3 Als Entschädigung gelten Leistungen, die dem Finanzdienstleister im Zusammenhang mit der Erbringung einer Finanzdienstleistung von Dritten zufliessen, insbesondere Courtagen, Kommissionen, Provisionen, Rabatte oder sonstige vermögenswerte Vorteile.»

Es handelt sich in etwa um die Rechtslage, die das Bundesgericht bezüglich Retrozessionen aus dem Auftragsrecht ableitet. Gilt das nun auch für die Provisionen, die Finanzvertriebe von ihren Auftraggebern, den Emittenten erhalten? Wenn ja, würde deren Geschäftsmodell sehr erheblich erschwert, wenn nicht geradezu vernichtet.

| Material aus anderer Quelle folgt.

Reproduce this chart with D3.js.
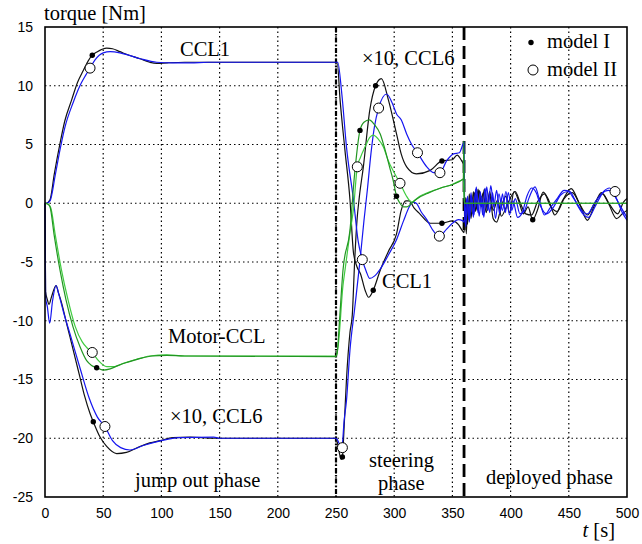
<!DOCTYPE html>
<html>
<head>
<meta charset="utf-8">
<script src="https://cdn.jsdelivr.net/npm/d3@7"></script>
<style>
  body { margin: 0; background: #fff; }
  .tick text { font-family: "Liberation Sans", Arial, sans-serif; font-size: 14px; fill: #000; }
  .lbl { font-family: "Liberation Serif", "Times New Roman", serif; font-size: 20.5px; fill: #000; }
</style>
</head>
<body>
<svg id="chart" width="642" height="544"></svg>
<script>
// tijd-as en koppel-as
const xTicks = [0, 50, 100, 150, 200, 250, 300, 350, 400, 450, 500];
const yTicks = [-25, -20, -15, -10, -5, 0, 5, 10, 15];
const phaseLines = [250, 360]; // overgang jump out -> steering -> deployed

// CCL1, model I (zwart) en model II (blauw)
const ccl1I = [[0,0],[1,0],[4.3,0.3],[8,2.5],[12.9,5.1],[17,7],[22.9,8.8],[28,10.3],[32.9,11.3],[37,12.1],[40.6,12.6],[45,12.9],[53,13.2],[58,13.15],[64.4,12.9],[72,12.6],[81.6,12.3],[90,12.0],[96,11.9],[105,11.95],[120,12.0],[250,12.0],
  [251,12],[253.5,8.8],[257.7,4.5],[262,0.3],[265,-4.2],[268,-5.4],[271,-6.0],[275,-7.4],[278,-8.0],[282,-7.4],[288,-5.7],[295,-4.1],[302,-2.6],[306,-0.6],[310,0.2],[313,0.2],[317,-0.4],[322,-0.9],[331,-1.7],[341,-1.7],[350,-1.5],[355,-1.8],[359,-2.4],
  [360,-2.5],[361,-1.0],[362,-2.6],[363,0.3],[364.5,-1.2],[366,0.6],[367.5,-0.9],[369,0.9],[371,-0.5],[373,1.1],[375,-0.3],[377.5,1.2],[380,-0.6],[382,0.8],[385,-1.3],[388,-1.6],[392,-0.3],[396,0.6],[399,-0.8],[403,1.0],[407,0.2],[411,-0.9],[415,-0.3],[419,-1.4],[423,-0.6],[428,0.95],[433,0.2],[438,-1.0],[445,0.3],[452,1.25],[459,0.0],[466,-1.45],[472,-0.2],[478,0.9],[484,0.0],[491,-1.3],[496,-0.9],[500,-0.6]];
const ccl1II = [[0,0],[1.5,0],[4.3,0.2],[9,2.5],[13,4.6],[17.2,6.5],[24.3,8.6],[30,10.0],[35,10.9],[38.7,11.5],[43,12.2],[50,12.8],[56,12.9],[64.4,12.8],[72,12.6],[82,12.3],[96,12.0],[110,11.95],[125,11.95],[140,12.0],[250,12.0],
  [251.5,12.0],[255,9.3],[259,4.8],[265,0.3],[269,-3.2],[272.6,-4.8],[276,-5.8],[279,-6.4],[283,-6.2],[288,-5.6],[295,-4.4],[302,-3.1],[308,-1.5],[313,-0.3],[316,0.1],[319,0.0],[323,-0.7],[328,-1.4],[334,-2.4],[339,-2.8],[345,-2.2],[350,-1.7],[355,-1.4],[359,-1.5],
  [360,-1.6],[361,-0.8],[362.5,0.4],[364,-1.4],[366,0.9],[368,-1.2],[370,1.2],[372,-0.8],[374,1.0],[376,-1.0],[378,1.3],[380.5,-0.6],[383,1.5],[385.5,-0.3],[388,1.1],[390.5,-0.9],[393,0.8],[395.5,-0.8],[398,0.9],[401,-0.6],[404,0.4],[408,-0.9],[412,-0.6],[416,0.5],[421,1.4],[425,0.2],[429,-1.0],[434,-0.4],[440,0.4],[446,1.1],[451,1.0],[457,-0.1],[463,-1.0],[467,-1.2],[473,-0.2],[480,1.0],[485,1.3],[490,0.6],[496,-0.8],[500,-1.45]];

// x10, CCL6
const ccl6I = [[0,0],[0.5,-7.5],[2,-8.2],[3.5,-8.6],[5.5,-8.0],[9.5,-7.0],[11.5,-7.6],[14.3,-8.5],[18,-10],[21.5,-11.4],[26,-13.2],[30,-14.8],[34,-16.4],[38.7,-17.9],[41.5,-18.6],[47.3,-19.9],[53,-20.7],[61.6,-21.3],[70,-21.2],[81.5,-20.7],[90,-20.4],[98.8,-20.2],[110,-19.95],[125,-19.9],[145,-20.0],[250,-20.0],
  [251,-20.3],[253,-21.3],[254.5,-21.8],[255.5,-21.6],[257,-19],[259,-15],[262,-11],[264,-9.5],[266,-5],[268,-1.5],[270,0.5],[273.5,3.1],[279,7.9],[284,10.0],[289,10.6],[295,8.8],[302,5.9],[306,4.2],[310.7,3.1],[319,2.5],[331,2.8],[341,3.6],[350,3.7],[354,4.1],[358,3.6],
  [360,3.2],[360.5,-2.0],[361.5,0.5],[363,-1.8],[364.5,0.8],[366,-1.3],[368,1.0],[370,-0.7],[372,1.2],[374,-0.2],[376.5,0.9],[379,-0.8],[382,1.0],[385,-0.6],[389,0.3],[392,-1.1],[396,-0.4],[400,0.5],[404,1.0],[408,0.1],[413,-0.9],[418,-1.0],[423,0.1],[429,0.8],[434,-0.2],[440,-0.7],[446,0.4],[453,0.9],[460,-0.2],[466,-1.0],[472,0.0],[479,0.8],[485,-0.1],[492,-0.9],[497,0.1],[500,0.4]];
const ccl6II = [[0,0],[0.5,-8],[2,-8.8],[4,-10.2],[6.5,-8.3],[9.5,-7.0],[12,-7.8],[16,-9.3],[22,-11.3],[30,-14.0],[38,-16.6],[45,-18.2],[51.5,-19.0],[58,-20.2],[65,-20.8],[73,-21.0],[85,-20.6],[100,-20.2],[115,-19.95],[145,-19.9],[150,-20],[250,-20],
  [251,-20.1],[253,-20.5],[255,-20.8],[257,-18.5],[259,-16.8],[262,-12.5],[266,-9],[270.6,-4.9],[274,-1.5],[277,1.2],[280,4.2],[283,6.5],[286.6,8.1],[293.5,9.3],[298,8.6],[302,7.6],[306,7.1],[310.7,5.9],[315,5],[320,4.3],[328,3.1],[334,2.6],[339.3,2.6],[345,3.6],[351,4.2],[356,4.3],[359,5.0],
  [360,5.2],[360.5,-0.5],[361.5,-2.0],[363,0.6],[364.5,-1.6],[366.5,0.5],[368.5,-1.0],[370.5,1.4],[373,-1.1],[375,0.6],[377,-1.2],[379.5,1.4],[382,-0.8],[384.5,0.9],[387,-1.3],[390,0.8],[393,-0.6],[396,1.0],[399,-1.0],[402,0.2],[406,-1.2],[410,-0.8],[414,0.6],[418,1.3],[422,0.9],[426,-0.3],[431,-0.9],[437,-0.3],[443,0.7],[449,1.0],[455,0.3],[461,-0.6],[466,-0.9],[472,0.0],[478,0.8],[484,1.1],[489,0.7],[494,-0.2],[500,-1.2]];

// Motor-CCL
const motorI = [[0,0],[3,-0.1],[4.3,-0.3],[8,-2.8],[12.9,-5.7],[18,-8.2],[24,-10.5],[30,-12.2],[35.8,-13.4],[40,-13.8],[44.4,-14.0],[50,-14.2],[56,-14.1],[63,-13.8],[72,-13.5],[82,-13.2],[92,-13.0],[104.5,-12.95],[120,-13.0],[250,-13.05],
  [251,-12.8],[253,-10],[256,-5.7],[262,-2.3],[266,2.5],[270.6,6.2],[274,6.9],[278.6,7.1],[283,6.7],[288,5.9],[292,4.6],[296,3.1],[299,2.0],[302,0.6],[305,0.0],[308,-0.3],[311,-0.3],[315,0.0],[320,0.4],[330,0.9],[340,1.3],[350,1.6],[359.4,2.1],[359.8,5.3],[360.3,0],[500,0]];
const motorII = [[0,0],[3,-0.1],[5,-0.4],[9,-2.8],[14,-5.6],[20,-8.3],[26,-10.5],[32,-11.8],[36,-12.3],[40.6,-12.7],[46,-13.4],[53,-13.9],[60,-13.9],[68,-13.6],[78,-13.3],[90,-13.0],[104.5,-12.9],[120,-13.0],[250,-13.0],
  [252,-12],[256,-7],[258,-5.5],[262,-2.5],[265,-0.5],[268.3,3.1],[271,3.9],[275,4.8],[279,5.6],[282,5.8],[286,5.5],[290.6,4.8],[295,3.6],[300,2.6],[305,1.7],[310,0.7],[315,0.1],[318,0.3],[322,0.6],[330,0.95],[340,1.3],[350,1.6],[359.4,2.0],[360.3,0],[500,0]];

// markers: model I (gevuld) en model II (open)
const markI = [[40.6,12.6],[44.4,-14.0],[41.5,-18.6],[255.5,-21.6],[270.6,6.2],[284,10.0],[302,0.6],[282,-7.4],[341,-1.7],[341,3.6],[419,-1.4]];
const markII = [[38.7,11.5],[40.6,-12.7],[51.5,-19.0],[255.5,-20.8],[268.3,3.1],[286.6,8.1],[272.6,-4.8],[305,1.7],[320,4.3],[338.8,-2.8],[339.3,2.6],[489.7,1.0]];

const margin = { top: 27, left: 45, right: 15, bottom: 47 };
const width = 642 - margin.left - margin.right;
const height = 544 - margin.top - margin.bottom;

const svg = d3.select('#chart');
const g = svg.append('g').attr('transform', `translate(${margin.left},${margin.top})`);

const x = d3.scaleLinear().domain([0, 500]).range([0, width]);
const y = d3.scaleLinear().domain([-25, 15]).range([height, 0]);

// grid (gestippeld)
g.append('g').selectAll('line').data(xTicks.slice(1, -1)).join('line')
  .attr('x1', d => x(d)).attr('x2', d => x(d)).attr('y1', 0).attr('y2', height)
  .attr('stroke', '#000').attr('stroke-width', 1.2).attr('stroke-dasharray', '1.5,3');
g.append('g').selectAll('line').data(yTicks.slice(1, -1)).join('line')
  .attr('y1', d => y(d)).attr('y2', d => y(d)).attr('x1', 0).attr('x2', width)
  .attr('stroke', '#000').attr('stroke-width', 1.2).attr('stroke-dasharray', '1.5,3');

// fase-lijnen
g.append('line').attr('x1', x(phaseLines[0])).attr('x2', x(phaseLines[0])).attr('y1', 0).attr('y2', height)
  .attr('stroke', '#000').attr('stroke-width', 2.2).attr('stroke-dasharray', '5,2,1.5,2');
g.append('line').attr('x1', x(phaseLines[1])).attr('x2', x(phaseLines[1])).attr('y1', 0).attr('y2', height)
  .attr('stroke', '#000').attr('stroke-width', 2.8).attr('stroke-dasharray', '13,6');

// curves
const line = d3.line().x(d => x(d[0])).y(d => y(d[1])).curve(d3.curveMonotoneX);
const series = [
  { data: ccl1I, color: '#111' }, { data: ccl6I, color: '#111' },
  { data: ccl1II, color: '#1515f0' }, { data: ccl6II, color: '#1515f0' },
  { data: motorII, color: '#40cc40' }, { data: motorI, color: '#229622' }
];
g.append('g').selectAll('path').data(series).join('path')
  .attr('d', d => line(d.data)).attr('fill', 'none')
  .attr('stroke', d => d.color).attr('stroke-width', 1.2);

// markers
g.append('g').selectAll('circle').data(markII).join('circle')
  .attr('cx', d => x(d[0])).attr('cy', d => y(d[1])).attr('r', 5)
  .attr('fill', '#fff').attr('stroke', '#000').attr('stroke-width', 1);
g.append('g').selectAll('circle').data(markI).join('circle')
  .attr('cx', d => x(d[0])).attr('cy', d => y(d[1])).attr('r', 2.7).attr('fill', '#000');

// assen
g.append('g').attr('transform', `translate(0,${height})`)
  .call(d3.axisBottom(x).tickValues(xTicks).tickSize(0).tickPadding(11).tickFormat(d => String(d)))
  .call(a => a.select('.domain').remove());
g.append('g')
  .call(d3.axisLeft(y).tickValues(yTicks).tickSize(0).tickPadding(12).tickFormat(d => String(d)))
  .call(a => a.select('.domain').remove());
g.append('rect').attr('width', width).attr('height', height)
  .attr('fill', 'none').attr('stroke', '#000').attr('stroke-width', 1.6);

// teksten
const labels = [
  { t: 'torque [Nm]', x: 44, y: 20 },
  { t: 'CCL1', x: 180, y: 56 },
  { t: '×10, CCL6', x: 362, y: 65 },
  { t: 'Motor-CCL', x: 168, y: 343 },
  { t: '×10, CCL6', x: 170, y: 423 },
  { t: 'CCL1', x: 382, y: 288 },
  { t: 'jump out phase', x: 135, y: 487 },
  { t: 'steering', x: 369, y: 467 },
  { t: 'phase', x: 378, y: 490 },
  { t: 'deployed phase', x: 486, y: 484 },
  { t: 'model I', x: 547, y: 48 },
  { t: 'model II', x: 547, y: 76 }
];
svg.append('g').selectAll('text').data(labels).join('text')
  .attr('class', 'lbl').attr('x', d => d.x).attr('y', d => d.y).text(d => d.t);

const tl = svg.append('text').attr('class', 'lbl').attr('x', 615).attr('y', 537).attr('text-anchor', 'end');
tl.append('tspan').attr('font-style', 'italic').text('t');
tl.append('tspan').text(' [s]');

svg.append('circle').attr('cx', 531).attr('cy', 42.5).attr('r', 2.7).attr('fill', '#000');
svg.append('circle').attr('cx', 533).attr('cy', 70).attr('r', 5).attr('fill', '#fff').attr('stroke', '#000');
</script>
</body>
</html>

Namhafte Juristen vertreten die Auffassung, dass dieses Risiko besteht. Es soll hier auf die akademische Diskussion nicht näher eingegangen werden; nur zwei «Verteidigungslinien» seien kurz angedeutet:

  • Das FIDLEG ist gar kein Privatrecht; Ansprüche auf Herausgabe von Provisionen im Einzelfall können nicht darauf gestützt werden.
  • In der Konstellation der Finanzvertriebe als Makler oder Agenten ist der Anleger nicht «Kunde» (sondern Gegenpartei des Kunden des Vertriebs) und die Emittenten sind nicht «Dritte» sondern die Kunden der Vertriebe.

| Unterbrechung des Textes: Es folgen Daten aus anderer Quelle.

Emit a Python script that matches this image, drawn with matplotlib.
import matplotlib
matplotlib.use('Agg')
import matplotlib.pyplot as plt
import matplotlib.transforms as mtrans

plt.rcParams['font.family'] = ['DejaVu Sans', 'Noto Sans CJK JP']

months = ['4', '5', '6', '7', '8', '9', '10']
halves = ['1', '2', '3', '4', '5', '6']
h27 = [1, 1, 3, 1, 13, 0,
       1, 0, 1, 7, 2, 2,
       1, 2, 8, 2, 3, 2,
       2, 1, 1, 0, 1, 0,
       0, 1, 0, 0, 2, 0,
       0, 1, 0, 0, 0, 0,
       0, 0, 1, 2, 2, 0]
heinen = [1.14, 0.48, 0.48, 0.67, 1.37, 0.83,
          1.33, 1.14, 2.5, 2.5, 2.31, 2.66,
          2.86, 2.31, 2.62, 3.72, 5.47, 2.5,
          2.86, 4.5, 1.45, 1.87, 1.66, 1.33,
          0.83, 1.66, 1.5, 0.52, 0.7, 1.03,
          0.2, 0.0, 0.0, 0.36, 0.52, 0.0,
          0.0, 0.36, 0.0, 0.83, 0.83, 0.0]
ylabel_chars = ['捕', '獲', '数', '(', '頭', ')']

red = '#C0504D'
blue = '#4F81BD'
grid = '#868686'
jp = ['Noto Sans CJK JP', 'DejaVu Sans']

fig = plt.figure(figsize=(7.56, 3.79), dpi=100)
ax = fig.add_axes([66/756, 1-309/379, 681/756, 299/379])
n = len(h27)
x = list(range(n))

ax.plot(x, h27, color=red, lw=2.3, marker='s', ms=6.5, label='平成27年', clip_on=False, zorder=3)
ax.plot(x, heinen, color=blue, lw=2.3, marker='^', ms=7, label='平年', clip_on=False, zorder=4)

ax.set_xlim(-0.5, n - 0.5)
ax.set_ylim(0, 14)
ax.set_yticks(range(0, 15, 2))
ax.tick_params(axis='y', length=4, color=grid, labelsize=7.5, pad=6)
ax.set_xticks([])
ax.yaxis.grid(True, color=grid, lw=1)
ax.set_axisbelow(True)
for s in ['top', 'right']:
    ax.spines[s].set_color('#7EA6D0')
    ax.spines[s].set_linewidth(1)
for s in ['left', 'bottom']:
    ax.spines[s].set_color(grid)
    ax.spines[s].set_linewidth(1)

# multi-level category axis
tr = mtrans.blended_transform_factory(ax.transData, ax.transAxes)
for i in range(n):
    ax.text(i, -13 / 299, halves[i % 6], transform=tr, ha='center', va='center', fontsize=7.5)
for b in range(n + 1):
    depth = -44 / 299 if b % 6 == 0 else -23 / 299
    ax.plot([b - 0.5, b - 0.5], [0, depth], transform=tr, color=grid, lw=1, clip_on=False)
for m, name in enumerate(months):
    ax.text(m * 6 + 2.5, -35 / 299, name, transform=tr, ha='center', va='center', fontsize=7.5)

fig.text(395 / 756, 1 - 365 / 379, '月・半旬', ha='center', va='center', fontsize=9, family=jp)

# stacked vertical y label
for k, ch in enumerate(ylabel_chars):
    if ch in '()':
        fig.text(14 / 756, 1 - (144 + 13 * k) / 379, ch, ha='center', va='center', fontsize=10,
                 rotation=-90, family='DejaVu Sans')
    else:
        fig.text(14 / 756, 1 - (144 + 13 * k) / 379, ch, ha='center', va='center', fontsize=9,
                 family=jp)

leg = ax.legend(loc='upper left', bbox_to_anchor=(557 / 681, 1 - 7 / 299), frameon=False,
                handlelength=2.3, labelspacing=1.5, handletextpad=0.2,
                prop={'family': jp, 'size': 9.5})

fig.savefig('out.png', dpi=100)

Ob sich eine dieser Einsichten durchsetzt, ist aber ungewiss. Praktisch fragt es sich heute für Finanzvertriebe, was sie unternehmen sollen, um sich gegen den GAU zu wappnen, plötzlich die ganzen Provisionen vieler Jahre, also ihren ganzen Umsatz, herausgeben zu müssen.

Auf den ersten Blick scheinen folgende Varianten denkbar:

  1. Informationspflichten so gut wie möglich erfüllen und Provisionen behalten. Nachteil: Bleibende Rechtsunsicherheit, Wohl erhebliche Beeinträchtigung der Plazierungschancen.
  2. Die einzelnen Mitarbeiter an den Emittenten ausleihen, so dass sie dessen Arbeitnehmer werden. Dies dürfte grossen administrativen Aufwand und Führungsprobleme mit sich bringen.
  3. Die Finma formell anfragen. Selbst wenn sie sich auf eine Auskunft festlegen sollte, würde diese aber den Zivilrichter nicht binden.
  4. Negative Feststellungsklage gegen einen Anleger, eine wohl eher rechtstheoretische Lösung.

Nicht im Sinne des Gesetzes, aber praktisch wohl am häufigsten dürfte der Ausweg sein, als Mäklerin eine Gesellschaft einzusetzen, die ihre Erträge laufend für Löhne und anderen Aufwand aufbraucht und, wenn der GAU eintritt, Konkurs geht. Wenn die Löhne marktgerecht waren, dürfte es kaum zu Durchgriffen kommen.

Interessant wird sein, was die Revisionsstellen zu der Frage beitragen. Verlangen sie, dass wegen diesem Rechtsrisiko die gesamten Provisionen zurückgestellt werden? Falls dies eintreten sollte, wird das Problem wohl sehr rasch akut und irgendwie gelöst. Andernfalls kann das Schwert noch lange über den sonst schon geplagten Köpfen der Finanzvertriebe baumeln.